Swift published many pieces under assumed names and anonymously; he made extensive use of pseudonyms to separate literary persona from ecclesiastical identity and to sharpen satirical effect. Although he is often called the most well known prose satirist in the English language, his poetry and shorter essays also contributed to his reputation.
Life, politics and influence
Born in Dublin and educated in Ireland, Swift spent years in England as a tutor and secretary to influential patrons before returning to Ireland to pursue his church career and political writing. His pamphlets addressed contemporary party politics, shifting between Whig and Tory causes at different times, and he intervened directly in debates affecting Irish economic and civic life — for example, opposing policies he viewed as exploitative in his Drapier’s Letters.

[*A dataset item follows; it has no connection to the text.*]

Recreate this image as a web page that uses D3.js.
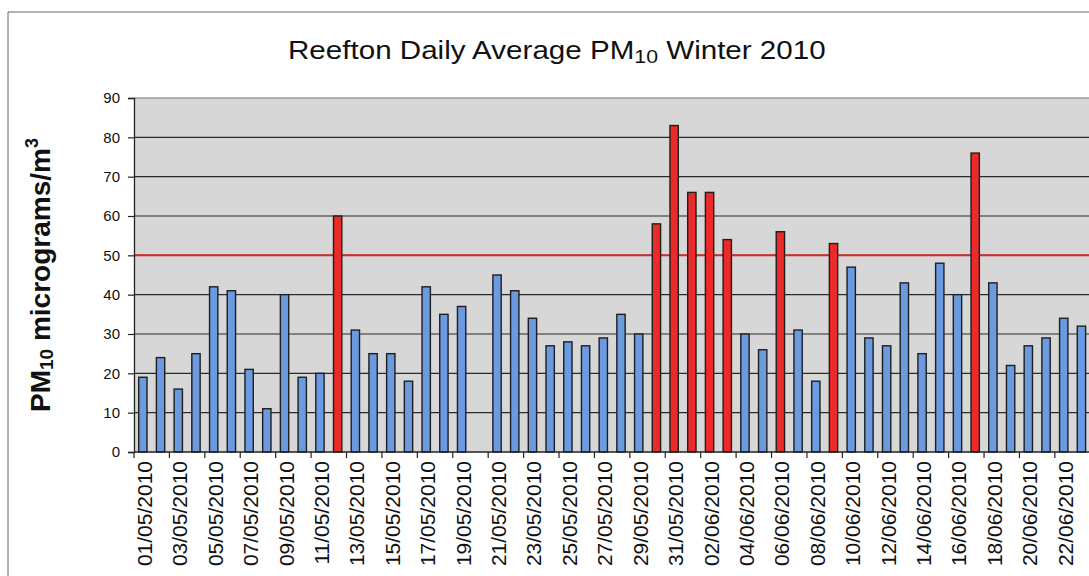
<!DOCTYPE html>
<html>
<head>
<meta charset="utf-8">
<script src="https://cdn.jsdelivr.net/npm/d3@7"></script>
<style>
  html, body { margin: 0; padding: 0; background: #fff; }
  svg { display: block; font-family: "Liberation Sans", Arial, sans-serif; }
</style>
</head>
<body>
<svg id="chart" width="1089" height="576"></svg>
<script>
// ---- data ----
const dates = [
  "01/05/2010","02/05/2010","03/05/2010","04/05/2010","05/05/2010","06/05/2010","07/05/2010",
  "08/05/2010","09/05/2010","10/05/2010","11/05/2010","12/05/2010","13/05/2010","14/05/2010",
  "15/05/2010","16/05/2010","17/05/2010","18/05/2010","19/05/2010","20/05/2010","21/05/2010",
  "22/05/2010","23/05/2010","24/05/2010","25/05/2010","26/05/2010","27/05/2010","28/05/2010",
  "29/05/2010","30/05/2010","31/05/2010","01/06/2010","02/06/2010","03/06/2010","04/06/2010",
  "05/06/2010","06/06/2010","07/06/2010","08/06/2010","09/06/2010","10/06/2010","11/06/2010",
  "12/06/2010","13/06/2010","14/06/2010","15/06/2010","16/06/2010","17/06/2010","18/06/2010",
  "19/06/2010","20/06/2010","21/06/2010","22/06/2010","23/06/2010"
];
const pm10 = [
  19,24,16,25,42,41,21,
  11,40,19,20,60,31,25,
  25,18,42,35,37,null,45,
  41,34,27,28,27,29,35,
  30,58,83,66,66,54,30,
  26,56,31,18,53,47,29,
  27,43,25,48,40,76,43,
  22,27,29,34,32
];
const guideline = 50;
const yTicks = [0,10,20,30,40,50,60,70,80,90];
const labelDates = dates.filter((d, i) => i % 2 === 0);

// ---- layout ----
const svg = d3.select("#chart");
const pL = 134, pR = 1090.3, pT = 98, pB = 452;

const x = d3.scaleBand().domain(dates).range([pL, pR])
  .paddingInner(0.53).paddingOuter(0.265);
const y = d3.scaleLinear().domain([0, 90]).range([pB, pT]);
const step = x.step();
const gap = step - x.bandwidth();

// outer frame
svg.append("line").attr("x1", 8).attr("x2", 1089).attr("y1", 12).attr("y2", 12)
  .attr("stroke", "#666").attr("stroke-width", 1);
svg.append("line").attr("x1", 8).attr("x2", 8).attr("y1", 12).attr("y2", 576)
  .attr("stroke", "#666").attr("stroke-width", 1);

// plot background
svg.append("rect").attr("x", pL).attr("y", pT)
  .attr("width", 1089 - pL).attr("height", pB - pT)
  .attr("fill", "#d7d7d7");

// gridlines
svg.append("g").selectAll("line").data(yTicks.filter(t => t > 0)).join("line")
  .attr("x1", pL).attr("x2", 1089)
  .attr("y1", d => y(d)).attr("y2", d => y(d))
  .attr("stroke", d => d === 90 ? "#777" : "#2a2a2a")
  .attr("stroke-width", 1.2);

// guideline at 50
svg.append("line").attr("x1", pL).attr("x2", 1089)
  .attr("y1", y(guideline)).attr("y2", y(guideline))
  .attr("stroke", "#d42a2a").attr("stroke-width", 2);

// bars
const barData = dates.map((d, i) => ({ d, v: pm10[i] })).filter(o => o.v !== null);
svg.append("g").selectAll("rect").data(barData).join("rect")
  .attr("x", o => x(o.d))
  .attr("y", o => y(o.v))
  .attr("width", x.bandwidth())
  .attr("height", o => y(0) - y(o.v))
  .attr("fill", o => o.v > guideline ? "#ec2a2a" : "#6c9ae0")
  .attr("stroke", "#1e1e1e")
  .attr("stroke-width", 1.4);

// y axis
const yAxis = svg.append("g").attr("transform", `translate(${pL},0)`)
  .call(d3.axisLeft(y).tickValues(yTicks).tickSize(6).tickPadding(8));
yAxis.select(".domain").attr("stroke", "#222").attr("stroke-width", 1.3);
yAxis.selectAll(".tick line").attr("stroke", "#222").attr("stroke-width", 1.2);
yAxis.selectAll(".tick text").attr("font-size", 15).attr("fill", "#111")
  .attr("font-family", "Liberation Sans, Arial, sans-serif");

// x axis line
svg.append("line").attr("x1", pL).attr("x2", 1089)
  .attr("y1", pB).attr("y2", pB)
  .attr("stroke", "#222").attr("stroke-width", 1.3);

// x tick marks at every second category boundary
const boundaryDates = dates.filter((d, i) => i % 2 === 0);
svg.append("g").selectAll("line").data(boundaryDates).join("line")
  .attr("x1", d => x(d) - gap / 2).attr("x2", d => x(d) - gap / 2)
  .attr("y1", pB).attr("y2", pB + 6)
  .attr("stroke", "#222").attr("stroke-width", 1.2);

// x labels (rotated)
svg.append("g").selectAll("text").data(labelDates).join("text")
  .attr("transform", d => `translate(${x(d) + x.bandwidth() / 2 + 9},${pB + 9}) rotate(-90)`)
  .attr("text-anchor", "end")
  .attr("font-size", 21)
  .attr("fill", "#111")
  .text(d => d);

// title (stretched horizontally to the reference's width)
const titleG = svg.append("g");
const title = titleG.append("text")
  .attr("x", 0).attr("y", 0)
  .attr("font-size", 25).attr("fill", "#111");
title.append("tspan").text("Reefton Daily Average PM");
title.append("tspan").attr("font-size", 18).attr("dy", 4).text("10");
title.append("tspan").attr("dy", -4).text(" Winter 2010");
const tw = title.node().getBBox().width;
titleG.attr("transform", `translate(288,59) scale(${538 / tw},1)`);

// y axis title
const yt = svg.append("text")
  .attr("transform", `translate(50,412) rotate(-90)`)
  .attr("text-anchor", "start")
  .attr("font-size", 28).attr("font-weight", "bold").attr("fill", "#111");
yt.append("tspan").text("PM");
yt.append("tspan").attr("font-size", 19).attr("dy", 3).text("10");
yt.append("tspan").attr("dy", -3).text(" micrograms/m");
yt.append("tspan").attr("font-size", 18).attr("dy", -12).text("3");
</script>
</body>
</html>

Swift’s methods — sustained irony, fictional frame, moral provocations and rhetorical excess — influenced later satirists and remain widely read for their combination of erudition and moral urgency. In public memory he is remembered both for the imaginative scale of works like Gulliver's Travels and for polemics like A Modest Proposal, which continue to be taught as exemplars of political satire and rhetorical strategy.